The SNB has made a very bold gamble that is working, but if the situation seriously deteriorates in Europe and there is a full-blown banking crisis in Europe, which is a very likely possibility, pressure will build up again on the Swiss franc.

So obviously the higher the level, the harder and more challenging it will be for the SNB to hold the line. But whether it’s SFr1.20 to the euro or SFr1.30, it won’t make the life of the SNB that different; it just raises the boldness of the gamble.

Charles Wyplosz, born in 1947, is professor of international economics at the Graduate Institute of International and Development Studies in Geneva where he is director of the International Centre of Money and Banking Studies.

Previously, he has served as associate dean for research and development at INSEAD and director of the PhD program in economics at the Ecole des Hautes Etudes en Science Sociales in Paris.
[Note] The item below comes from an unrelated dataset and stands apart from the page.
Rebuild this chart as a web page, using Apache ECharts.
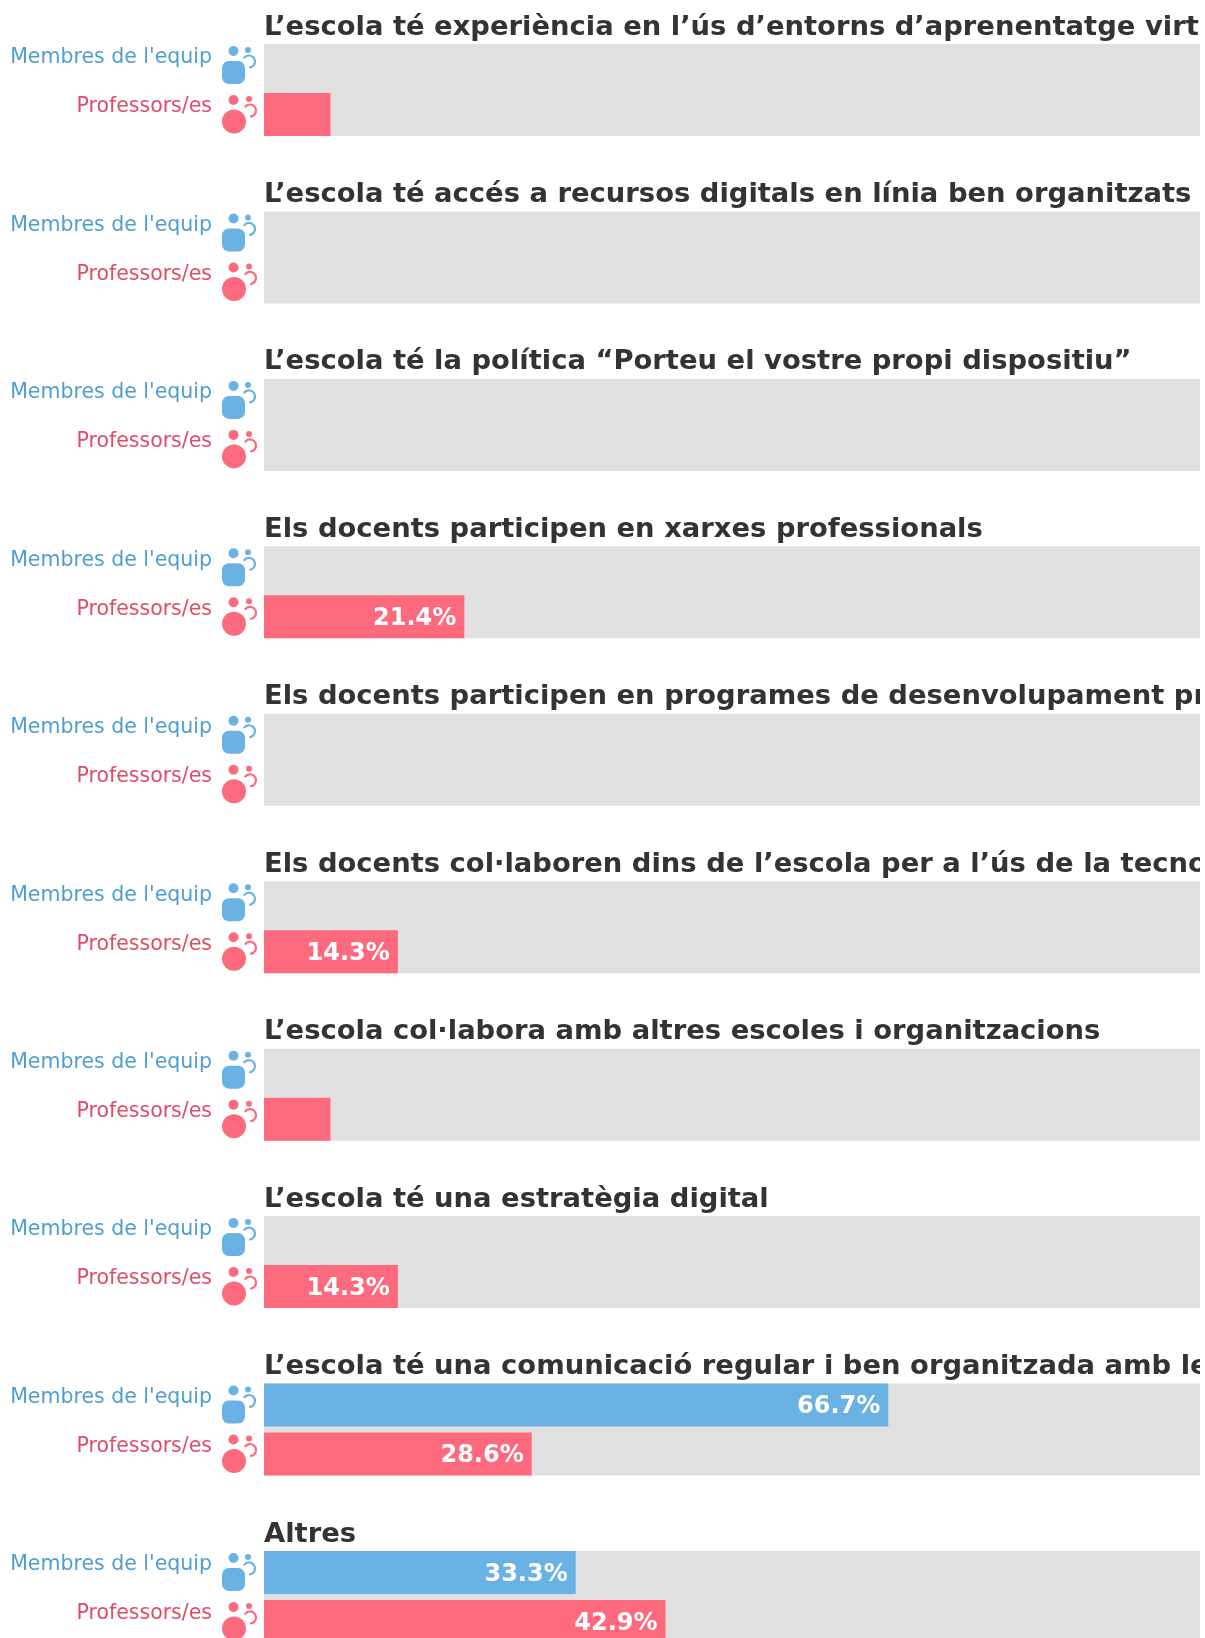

He holds a PhD in economics from Harvard University.

He advises various officials and organisations: European Commission President José Manuel Barroso, the European Parliament, International Monetary Fund, World Bank, United Nations and the Asian Development Bank  French Finance Minister and the government of the Russian Federation.

The Euro Summit reached an agreement on October 26 on a set of measures aimed at easing tensions in the financial markets, in particular concerns about Greece’s capacity to service its debt.
Those measures include reducing Greek public debt of Greece 120% of the country’s GDP by 2020.
Private creditors have also agreed to write off 50% of the Greek debt they hold.  
Eurozone member states will pitch in up to €30 billion (SFr36.6 billion) to the private sector involvement package.
On top of this, the EU and the International Monetary Fund will finance a new multiannual programme for Greece, worth up to €100 billion.
The resources of the European Financial Stability Facility (EFSF) should also be increased in the future. Around €1 trillion would be available to help prevent the debt crisis from spreading further.  
The EFSF currently has a lending capacity of €440 billion, with about €250 billion available once aid to Greece, Ireland and Portugal has been taken into account.